The rapid increase in household debt is attributable to mortgage loans. In the third and fourth quarters of 2014, the amount increased by no less than 11.9 trillion won (US$10.7 billion) and 15.4 trillion won (US$13.9 billion) each to overwhelm the increment of 1.1 trillion won (US$990 million) and 2.3 trillion won (US$2.1 billion) for the same quarters of the previous year. 

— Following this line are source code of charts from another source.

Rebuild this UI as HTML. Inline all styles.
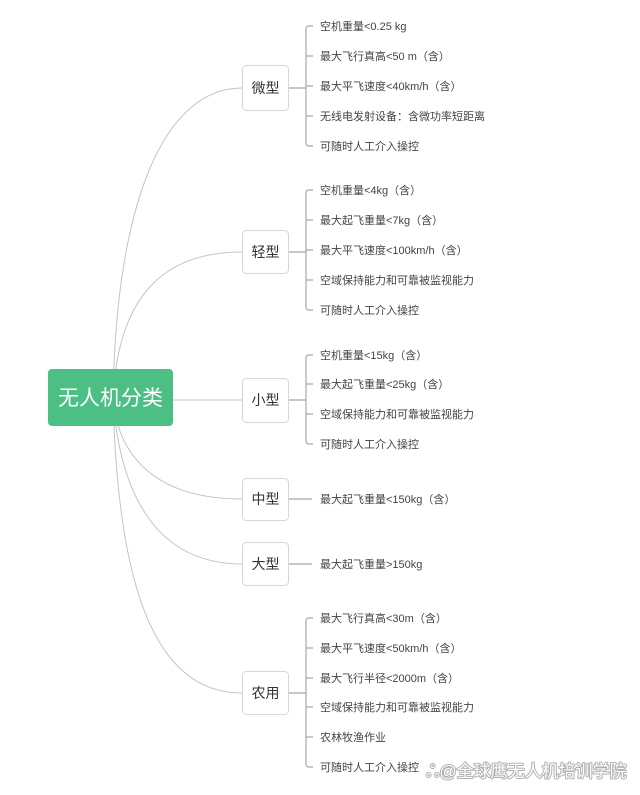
<!DOCTYPE html>
<html><head><meta charset="utf-8"><style>
html,body{margin:0;padding:0;background:#fff;}
svg{display:block;}
text{font-family:"Liberation Sans","Noto Sans CJK SC",sans-serif;}
.it{font-size:11px;fill:#444;}
.nd{font-size:14px;fill:#333;}
</style></head><body>
<svg width="640" height="795" viewBox="0 0 640 795" xmlns="http://www.w3.org/2000/svg">
<g fill="none" stroke="#c4c4c4" stroke-width="1">
<path d="M113 398 C116 200 165 88 242 88"/>
<path d="M113 398 C118 300 160 252 242 252"/>
<path d="M113 400 L242 400"/>
<path d="M113 398 C118 460 160 499 242 499"/>
<path d="M113 398 C120 500 160 564 242 564"/>
<path d="M113 398 C118 600 160 693 242 693"/>
</g>
<g fill="none" stroke="#a8a8a8" stroke-width="1.2">
<path d="M289 88 H306"/><path d="M313 26 H309 Q306 26 306 29 V143 Q306 146 309 146 H313"/>
<path d="M306 56 H313 M306 86 H313 M306 116 H313"/>
<path d="M289 252 H306"/><path d="M313 190 H309 Q306 190 306 193 V307 Q306 310 309 310 H313"/>
<path d="M306 220 H313 M306 250 H313 M306 280 H313"/>
<path d="M289 400 H306"/><path d="M313 355 H309 Q306 355 306 358 V441 Q306 444 309 444 H313"/>
<path d="M306 384 H313 M306 414 H313"/>
<path d="M289 499 H312"/>
<path d="M289 564 H312"/>
<path d="M289 693 H306"/><path d="M313 618 H309 Q306 618 306 621 V764 Q306 767 309 767 H313"/>
<path d="M306 648 H313 M306 678 H313 M306 707 H313 M306 737 H313"/>
</g>
<rect x="48" y="369" width="125" height="57" rx="4" fill="#4cbf85"/>
<text x="110.5" y="405" text-anchor="middle" font-size="21" fill="#fff">无人机分类</text>
<g fill="#fff" stroke="#d6d6d6" stroke-width="1">
<rect x="242.5" y="65.5" width="46" height="45" rx="4"/>
<rect x="242.5" y="230.5" width="46" height="43" rx="4"/>
<rect x="242.5" y="378.5" width="46" height="44" rx="4"/>
<rect x="242.5" y="478.5" width="46" height="42" rx="4"/>
<rect x="242.5" y="542.5" width="46" height="43" rx="4"/>
<rect x="242.5" y="671.5" width="46" height="43" rx="4"/>
</g>
<g class="nd" text-anchor="middle">
<text x="265.5" y="93">微型</text>
<text x="265.5" y="257">轻型</text>
<text x="265.5" y="405">小型</text>
<text x="265.5" y="504">中型</text>
<text x="265.5" y="569">大型</text>
<text x="265.5" y="698">农用</text>
</g>
<g class="it">
<text x="320" y="30">空机重量&lt;0.25 kg</text>
<text x="320" y="60">最大飞行真高&lt;50 m（含）</text>
<text x="320" y="90">最大平飞速度&lt;40km/h（含）</text>
<text x="320" y="120">无线电发射设备：含微功率短距离</text>
<text x="320" y="150">可随时人工介入操控</text>
<text x="320" y="194">空机重量&lt;4kg（含）</text>
<text x="320" y="224">最大起飞重量&lt;7kg（含）</text>
<text x="320" y="254">最大平飞速度&lt;100km/h（含）</text>
<text x="320" y="284">空域保持能力和可靠被监视能力</text>
<text x="320" y="314">可随时人工介入操控</text>
<text x="320" y="359">空机重量&lt;15kg（含）</text>
<text x="320" y="388">最大起飞重量&lt;25kg（含）</text>
<text x="320" y="418">空域保持能力和可靠被监视能力</text>
<text x="320" y="448">可随时人工介入操控</text>
<text x="320" y="503">最大起飞重量&lt;150kg（含）</text>
<text x="320" y="568">最大起飞重量&gt;150kg</text>
<text x="320" y="622">最大飞行真高&lt;30m（含）</text>
<text x="320" y="652">最大平飞速度&lt;50km/h（含）</text>
<text x="320" y="682">最大飞行半径&lt;2000m（含）</text>
<text x="320" y="711">空域保持能力和可靠被监视能力</text>
<text x="320" y="741">农林牧渔作业</text>
<text x="320" y="771">可随时人工介入操控</text>
</g>
<text x="426" y="777" font-size="17" fill="#fff" stroke="#b0b0b0" stroke-width="2" paint-order="stroke" stroke-linejoin="round">ஃ@全球鹰无人机培训学院</text>
</svg>
</body></html>
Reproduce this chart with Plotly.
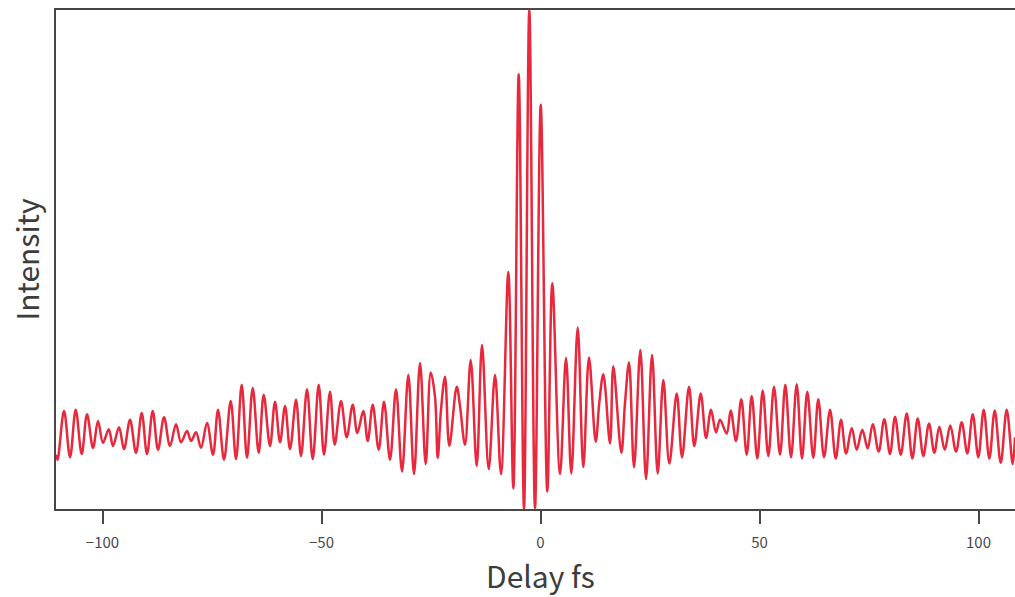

Still, the government is not worried about the current debt level. “Household and corporate debt are supposed to increase as the interest rate drops, and the total debt size should not be the only yardstick in approaching the matter,” said Deputy Prime Minister Choi Kyung-hwan, adding, “The risk will be reduced if the asset market supports the debt and the total amount of debt is managed to be limited.” The Financial Services Commission echoed by saying, “It is true that the rate of increase is rather high, and those vulnerable members are under more pressure now to redeem their debts, but pushing for debt reduction with the household income stagnant is likely to backfire, making it even more difficult to manage the level of the liabilities.” In other words, both of them are focusing on increasing household income as a way of reducing household liabilities. 

Under the circumstances, the government is planning to restructure household debts throughout this year by converting short-term and variable interest rate mortgage loans into long-term and fixed rate loans. It is going to invest 20 trillion won (US$18 million) from March 24 to this end. Moody’s said in its recent report that this measure would have a positive effect on bank credit ratings by reducing their exposure to loans.